The observation is paradoxical in that society conditions its members to believe that the only logical way for the society to remain cohesive is by creating specific roles for each gender. Now contemporary research demonstrates that the gender roles ascribed to the different sexes is a direct cause of the disintegration of the social fabric. The conflict becomes more apparent when the masculine men and the feminine women cohabitate or enter marriage relationships (Ickes, 1993).
Blumberg and Sokol (2004) believe that the societal construct of gender roles is based on fabrications. Most proponents of gender roles argue that they were created based on the society’s beliefs surrounding the observable differences about the sexes. The traditional gender roles have always centered on the premise that men were smarter and thus better decision makers than women.
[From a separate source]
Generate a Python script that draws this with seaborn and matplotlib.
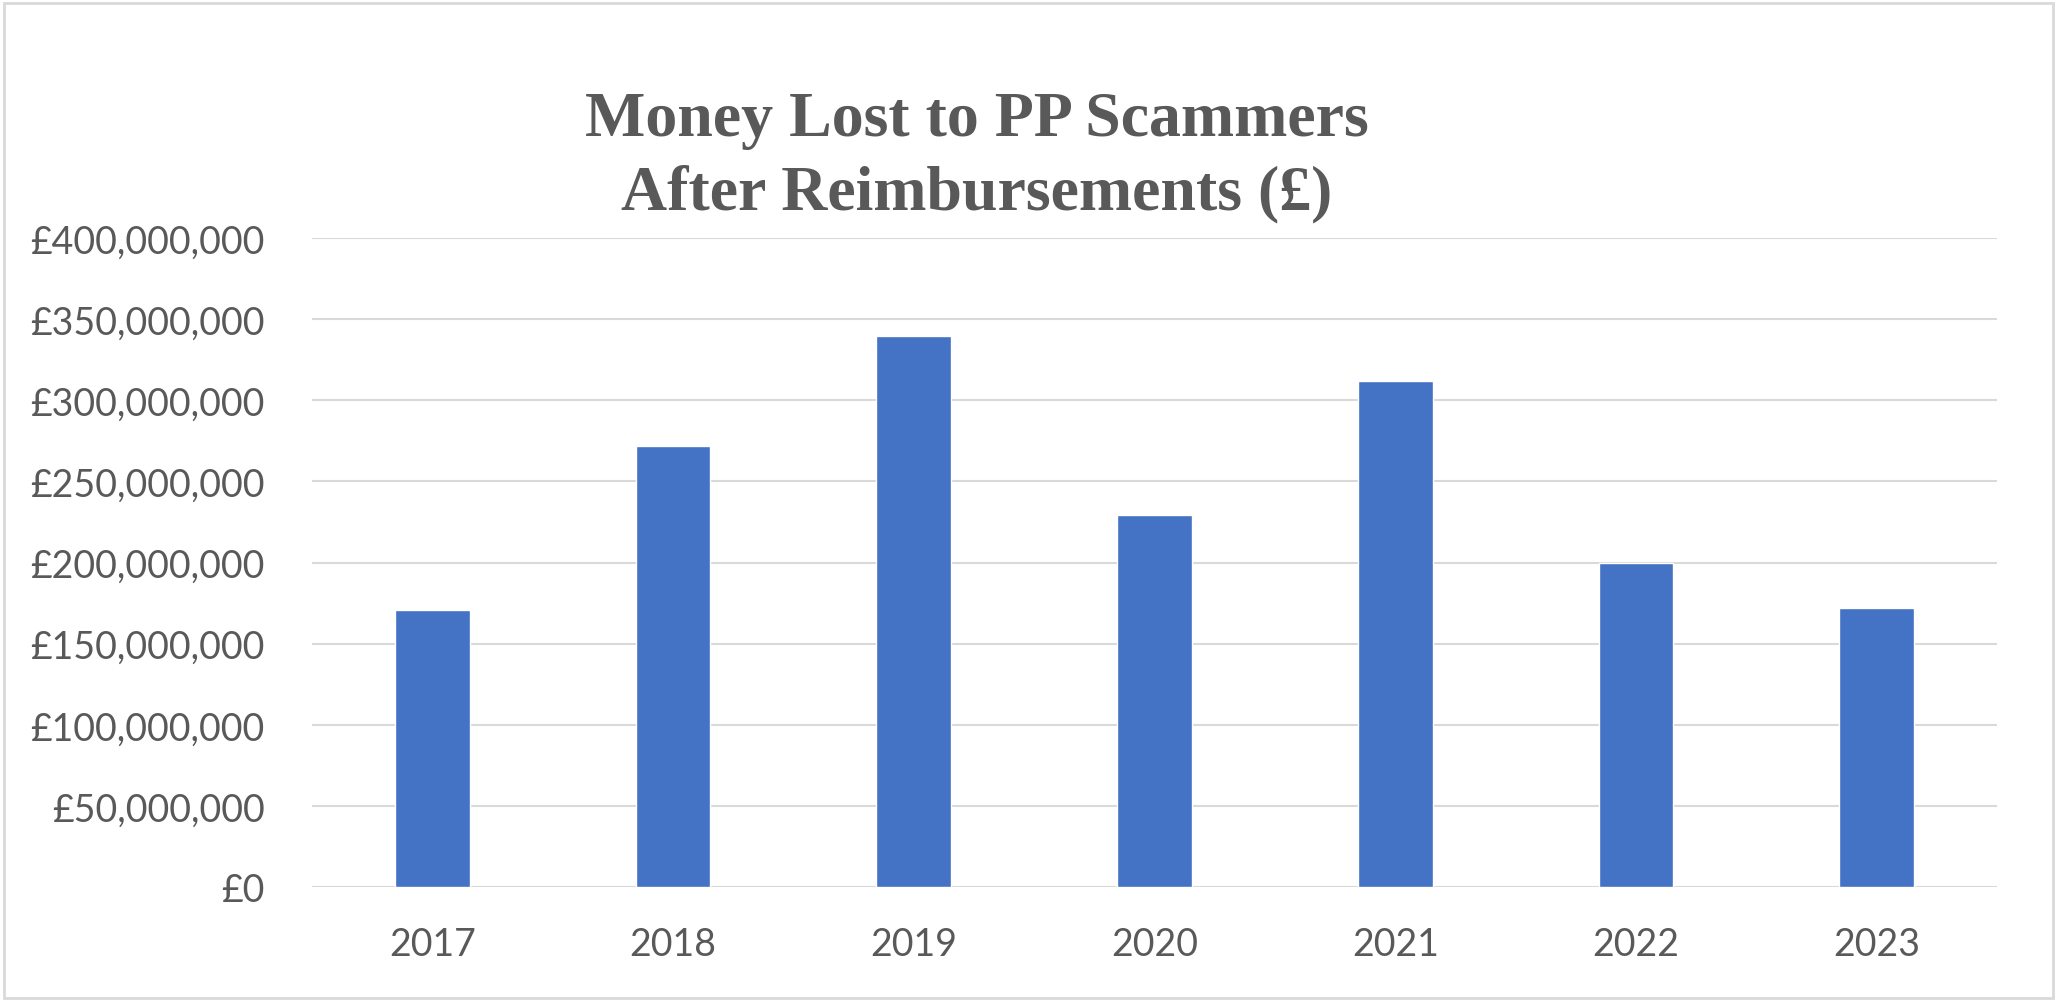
import matplotlib
matplotlib.use("Agg")
import matplotlib.pyplot as plt
import seaborn as sns
import pandas as pd
from matplotlib.ticker import FuncFormatter, MultipleLocator
from matplotlib.patches import Rectangle

years = ["2017", "2018", "2019", "2020", "2021", "2022", "2023"]
losses = [170500000, 271500000, 339500000, 229500000, 312000000, 199500000, 172000000]
title_lines = ["Money Lost to PP Scammers", "After Reimbursements (£)"]

sns.set_theme(style="white")
plt.rcParams['font.family'] = ['Lato', 'DejaVu Sans']

df = pd.DataFrame({"year": years, "loss": losses})

fig = plt.figure(figsize=(20.57, 10.03), dpi=100)
ax = fig.add_axes([312/2057, 1 - 888/1003, (1997-312)/2057, (888-239)/1003])

sns.barplot(data=df, x="year", y="loss", color="#4472C4", width=0.31,
            saturation=1, ax=ax, zorder=3)

ax.set_xlim(-0.5, 6.5)
ax.set_ylim(0, 400000000)
ax.yaxis.set_major_locator(MultipleLocator(50000000))
ax.yaxis.set_major_formatter(FuncFormatter(lambda v, p: "£{:,.0f}".format(v)))
ax.grid(axis="y", color="#D9D9D9", linewidth=1.5, zorder=0)
ax.set_axisbelow(True)
for s in ax.spines.values():
    s.set_visible(False)
ax.set_xlabel("")
ax.set_ylabel("")
ax.tick_params(axis="both", length=0, labelsize=27, labelcolor="#595959")
ax.tick_params(axis="y", pad=34)
ax.tick_params(axis="x", pad=28)

fig.text(977/2057, 1 - 121/1003, title_lines[0], ha="center", va="center",
         fontsize=46, fontweight="bold", color="#595959", family=["Liberation Serif"])
fig.text(977/2057, 1 - 194/1003, title_lines[1], ha="center", va="center",
         fontsize=46, fontweight="bold", color="#595959", family=["Liberation Serif"])

fig.patches.append(Rectangle((4/2057, 4/1003), 1 - 8/2057, 1 - 8/1003,
                             transform=fig.transFigure, fill=False,
                             edgecolor="#D9D9D9", linewidth=2))

fig.savefig("out.png", dpi=100, facecolor="white")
However, Blumberg and Sokol (2004) carried out their research and discovered that there are hardly differences in the cognitive abilities between boys and girls. Gender did not seem to play a role in the thinking capacities of either sex completely disproving the notion that gender roles were ascribed according to the observable characteristics of the sexes. The research proves that traditional gender roles did not take into account mental characteristics but assumed that women were weaker cognitively.
From the discussion above, it is clear that most academicians believe that social and cultural conditioning play an important role in the establishment of gender roles in the society. The values are indoctrinated in children at an early age as they interact with their immediate surroundings. Theories that propagate the notion that biological factors have a predominant role in shaping the strata of the society neglect the essential role that environmental factors play in the development of gender roles in a society.